REQUIREMENT — Repeat, exactly and completely, the material that follows. Omit the pictures.

-- Start --

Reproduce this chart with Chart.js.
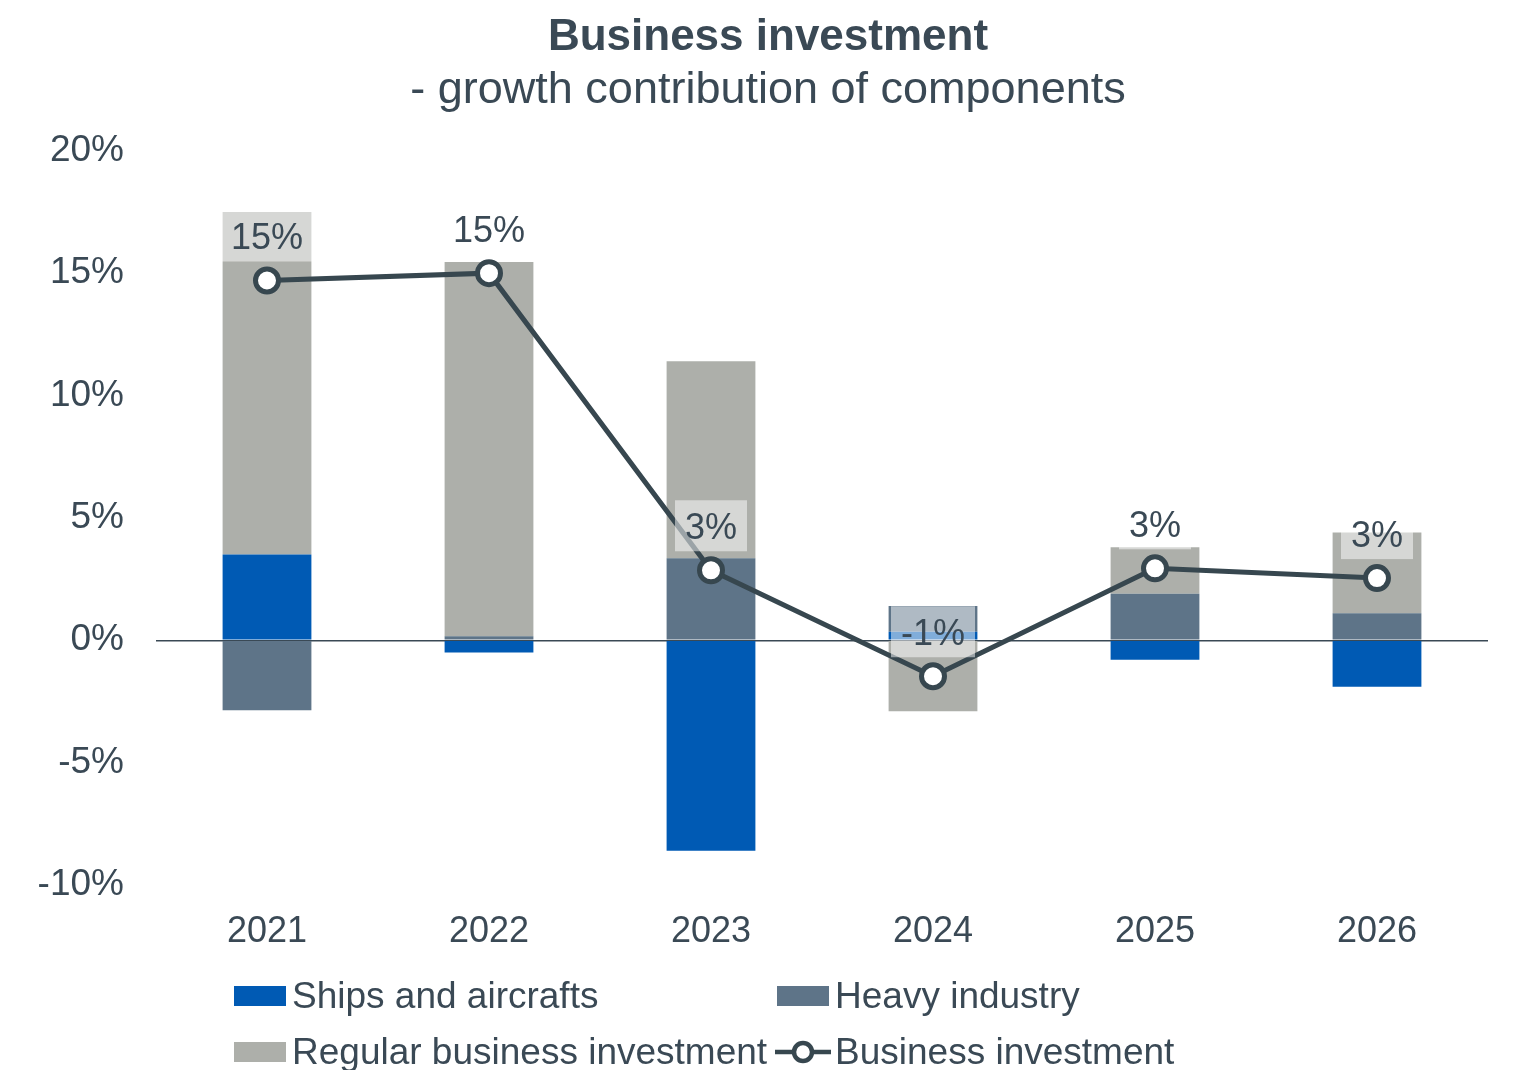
<!DOCTYPE html>
<html>
<head>
<meta charset="utf-8">
<script src="https://cdn.jsdelivr.net/npm/chart.js@4.4.1/dist/chart.umd.min.js"></script>
<style>
  html, body { margin: 0; padding: 0; background: #fff; }
  #wrap { position: relative; width: 1536px; height: 1070px; overflow: hidden; }
  #legend { position: absolute; left: 0; top: 0; width: 1536px; height: 1070px; pointer-events: none;
    font-family: "Liberation Sans", Arial, sans-serif; font-size: 37px; color: #3a4955; }
  .item { position: absolute; height: 44px; line-height: 44px; white-space: nowrap; }
  .sw { position: absolute; left: 0; top: 12px; width: 52px; height: 20px; }
  .lbl { position: absolute; left: 58px; top: 0; }
</style>
</head>
<body>
<div id="wrap">
  <canvas id="chart" width="1536" height="1070"></canvas>
  <div id="legend"></div>
</div>
<script>
'use strict';

const years = ['2021', '2022', '2023', '2024', '2025', '2026'];
const ships = [3.5, -0.5, -8.6, 0.35, -0.8, -1.9];
const heavy = [-2.86, 0.16, 3.35, 1.05, 1.9, 1.1];
const regular = [14.0, 15.3, 8.05, -2.9, 1.9, 3.3];
const total = [14.7, 15.0, 2.86, -1.47, 2.94, 2.54];
const yTicks = [20, 15, 10, 5, 0, -5, -10];

const textColor = '#3a4955';
const lineColor = '#37474f';
const font = 'Liberation Sans, Arial, sans-serif';

// labels with light box above each point of the line
const pointLabels = {
  id: 'pointLabels',
  afterDatasetsDraw(chart) {
    const ctx = chart.ctx;
    const meta = chart.getDatasetMeta(3);
    ctx.save();
    ctx.font = '36px ' + font;
    ctx.textAlign = 'center';
    ctx.textBaseline = 'middle';
    meta.data.forEach((pt, i) => {
      const txt = Math.round(total[i]) + '%';
      const w = ctx.measureText(txt).width + 20;
      const h = 51;
      const bottom = pt.y - 19;
      ctx.fillStyle = 'rgba(255,255,255,0.5)';
      ctx.fillRect(pt.x - w / 2, bottom - h, w, h);
      ctx.fillStyle = textColor;
      ctx.fillText(txt, pt.x, bottom - h / 2 + 3);
    });
    ctx.restore();
  }
};

const config = {
  data: {
    labels: years,
    datasets: [
      { type: 'bar', label: 'Ships and aircrafts', data: ships, backgroundColor: '#005ab4', stack: 'parts', order: 1 },
      { type: 'bar', label: 'Heavy industry', data: heavy, backgroundColor: '#5e7488', stack: 'parts', order: 1 },
      { type: 'bar', label: 'Regular business investment', data: regular, backgroundColor: '#adafaa', stack: 'parts', order: 1 },
      {
        type: 'line', label: 'Business investment', data: total, stack: 'line', order: 0,
        borderColor: lineColor, borderWidth: 5, pointRadius: 11.5, pointBorderWidth: 5,
        pointBackgroundColor: '#fff', pointBorderColor: lineColor, tension: 0
      }
    ]
  },
  options: {
    responsive: false,
    animation: false,
    layout: { padding: { left: 30, right: 30, top: 0, bottom: 110 } },
    datasets: { bar: { barPercentage: 0.4, categoryPercentage: 1 } },
    plugins: {
      legend: { display: false },
      tooltip: { enabled: false },
      title: {
        display: true, text: 'Business investment', color: textColor,
        font: { family: font, size: 44, weight: 'bold' }, padding: { top: 11, bottom: 0 }
      },
      subtitle: {
        display: true, text: '- growth contribution of components', color: textColor,
        font: { family: font, size: 45 }, padding: { top: 0, bottom: 33 }
      }
    },
    scales: {
      x: {
        stacked: true,
        grid: { display: false },
        border: { display: false },
        ticks: { color: textColor, font: { family: font, size: 36 }, padding: 17 },
        afterFit(scale) { scale.height = 75; }
      },
      y: {
        stacked: true,
        min: -10, max: 20,
        border: { display: false },
        grid: {
          drawTicks: false,
          color: (c) => c.tick && c.tick.value === 0 ? '#3a4955' : 'rgba(0,0,0,0)',
          lineWidth: 1.5
        },
        afterBuildTicks(scale) { scale.ticks = yTicks.map(v => ({ value: v })); },
        ticks: {
          color: textColor, font: { family: font, size: 37 }, padding: 32,
          callback: (v) => v + '%'
        },
        afterFit(scale) { scale.width = 126; }
      },
      // empty right-hand spacer so the plot ends where the reference does
      yRight: {
        position: 'right',
        min: -10, max: 20,
        grid: { display: false },
        border: { display: false },
        ticks: { display: false },
        afterFit(scale) { scale.width = 18; }
      }
    }
  },
  plugins: [pointLabels]
};

new Chart(document.getElementById('chart'), config);

// legend laid out as a two-column grid
const legendItems = [
  { text: 'Ships and aircrafts', color: '#005ab4', x: 234, y: 974 },
  { text: 'Heavy industry', color: '#5e7488', x: 777, y: 974 },
  { text: 'Regular business investment', color: '#adafaa', x: 234, y: 1030 },
  { text: 'Business investment', line: true, x: 777, y: 1030 }
];
const legend = document.getElementById('legend');
legendItems.forEach(it => {
  const d = document.createElement('div');
  d.className = 'item';
  d.style.left = it.x + 'px';
  d.style.top = it.y + 'px';
  if (it.line) {
    d.innerHTML = '<svg class="sw" style="top:8px;left:-2px;width:56px;height:28px" viewBox="0 0 56 28">' +
      '<line x1="0" y1="14" x2="56" y2="14" stroke="' + lineColor + '" stroke-width="4.5"/>' +
      '<circle cx="28" cy="14" r="9" fill="#fff" stroke="' + lineColor + '" stroke-width="4.5"/></svg>' +
      '<span class="lbl">' + it.text + '</span>';
  } else {
    d.innerHTML = '<span class="sw" style="background:' + it.color + '"></span><span class="lbl">' + it.text + '</span>';
  }
  legend.appendChild(d);
});
</script>
</body>
</html>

-- End --

RIGHT ANSWER —
Reproduce this chart with Chart.js.
<!DOCTYPE html>
<html>
<head>
<meta charset="utf-8">
<script src="https://cdn.jsdelivr.net/npm/chart.js@4.4.1/dist/chart.umd.min.js"></script>
<style>
  html, body { margin: 0; padding: 0; background: #fff; }
  #wrap { position: relative; width: 1536px; height: 1070px; overflow: hidden; }
  #legend { position: absolute; left: 0; top: 0; width: 1536px; height: 1070px; pointer-events: none;
    font-family: "Liberation Sans", Arial, sans-serif; font-size: 37px; color: #3a4955; }
  .item { position: absolute; height: 44px; line-height: 44px; white-space: nowrap; }
  .sw { position: absolute; left: 0; top: 12px; width: 52px; height: 20px; }
  .lbl { position: absolute; left: 58px; top: 0; }
</style>
</head>
<body>
<div id="wrap">
  <canvas id="chart" width="1536" height="1070"></canvas>
  <div id="legend"></div>
</div>
<script>
'use strict';

const years = ['2021', '2022', '2023', '2024', '2025', '2026'];
const ships = [3.5, -0.5, -8.6, 0.35, -0.8, -1.9];
const heavy = [-2.86, 0.16, 3.35, 1.05, 1.9, 1.1];
const regular = [14.0, 15.3, 8.05, -2.9, 1.9, 3.3];
const total = [14.7, 15.0, 2.86, -1.47, 2.94, 2.54];
const yTicks = [20, 15, 10, 5, 0, -5, -10];

const textColor = '#3a4955';
const lineColor = '#37474f';
const font = 'Liberation Sans, Arial, sans-serif';

// labels with light box above each point of the line
const pointLabels = {
  id: 'pointLabels',
  afterDatasetsDraw(chart) {
    const ctx = chart.ctx;
    const meta = chart.getDatasetMeta(3);
    ctx.save();
    ctx.font = '36px ' + font;
    ctx.textAlign = 'center';
    ctx.textBaseline = 'middle';
    meta.data.forEach((pt, i) => {
      const txt = Math.round(total[i]) + '%';
      const w = ctx.measureText(txt).width + 20;
      const h = 51;
      const bottom = pt.y - 19;
      ctx.fillStyle = 'rgba(255,255,255,0.5)';
      ctx.fillRect(pt.x - w / 2, bottom - h, w, h);
      ctx.fillStyle = textColor;
      ctx.fillText(txt, pt.x, bottom - h / 2 + 3);
    });
    ctx.restore();
  }
};

const config = {
  data: {
    labels: years,
    datasets: [
      { type: 'bar', label: 'Ships and aircrafts', data: ships, backgroundColor: '#005ab4', stack: 'parts', order: 1 },
      { type: 'bar', label: 'Heavy industry', data: heavy, backgroundColor: '#5e7488', stack: 'parts', order: 1 },
      { type: 'bar', label: 'Regular business investment', data: regular, backgroundColor: '#adafaa', stack: 'parts', order: 1 },
      {
        type: 'line', label: 'Business investment', data: total, stack: 'line', order: 0,
        borderColor: lineColor, borderWidth: 5, pointRadius: 11.5, pointBorderWidth: 5,
        pointBackgroundColor: '#fff', pointBorderColor: lineColor, tension: 0
      }
    ]
  },
  options: {
    responsive: false,
    animation: false,
    layout: { padding: { left: 30, right: 30, top: 0, bottom: 110 } },
    datasets: { bar: { barPercentage: 0.4, categoryPercentage: 1 } },
    plugins: {
      legend: { display: false },
      tooltip: { enabled: false },
      title: {
        display: true, text: 'Business investment', color: textColor,
        font: { family: font, size: 44, weight: 'bold' }, padding: { top: 11, bottom: 0 }
      },
      subtitle: {
        display: true, text: '- growth contribution of components', color: textColor,
        font: { family: font, size: 45 }, padding: { top: 0, bottom: 33 }
      }
    },
    scales: {
      x: {
        stacked: true,
        grid: { display: false },
        border: { display: false },
        ticks: { color: textColor, font: { family: font, size: 36 }, padding: 17 },
        afterFit(scale) { scale.height = 75; }
      },
      y: {
        stacked: true,
        min: -10, max: 20,
        border: { display: false },
        grid: {
          drawTicks: false,
          color: (c) => c.tick && c.tick.value === 0 ? '#3a4955' : 'rgba(0,0,0,0)',
          lineWidth: 1.5
        },
        afterBuildTicks(scale) { scale.ticks = yTicks.map(v => ({ value: v })); },
        ticks: {
          color: textColor, font: { family: font, size: 37 }, padding: 32,
          callback: (v) => v + '%'
        },
        afterFit(scale) { scale.width = 126; }
      },
      // empty right-hand spacer so the plot ends where the reference does
      yRight: {
        position: 'right',
        min: -10, max: 20,
        grid: { display: false },
        border: { display: false },
        ticks: { display: false },
        afterFit(scale) { scale.width = 18; }
      }
    }
  },
  plugins: [pointLabels]
};

new Chart(document.getElementById('chart'), config);

// legend laid out as a two-column grid
const legendItems = [
  { text: 'Ships and aircrafts', color: '#005ab4', x: 234, y: 974 },
  { text: 'Heavy industry', color: '#5e7488', x: 777, y: 974 },
  { text: 'Regular business investment', color: '#adafaa', x: 234, y: 1030 },
  { text: 'Business investment', line: true, x: 777, y: 1030 }
];
const legend = document.getElementById('legend');
legendItems.forEach(it => {
  const d = document.createElement('div');
  d.className = 'item';
  d.style.left = it.x + 'px';
  d.style.top = it.y + 'px';
  if (it.line) {
    d.innerHTML = '<svg class="sw" style="top:8px;left:-2px;width:56px;height:28px" viewBox="0 0 56 28">' +
      '<line x1="0" y1="14" x2="56" y2="14" stroke="' + lineColor + '" stroke-width="4.5"/>' +
      '<circle cx="28" cy="14" r="9" fill="#fff" stroke="' + lineColor + '" stroke-width="4.5"/></svg>' +
      '<span class="lbl">' + it.text + '</span>';
  } else {
    d.innerHTML = '<span class="sw" style="background:' + it.color + '"></span><span class="lbl">' + it.text + '</span>';
  }
  legend.appendChild(d);
});
</script>
</body>
</html>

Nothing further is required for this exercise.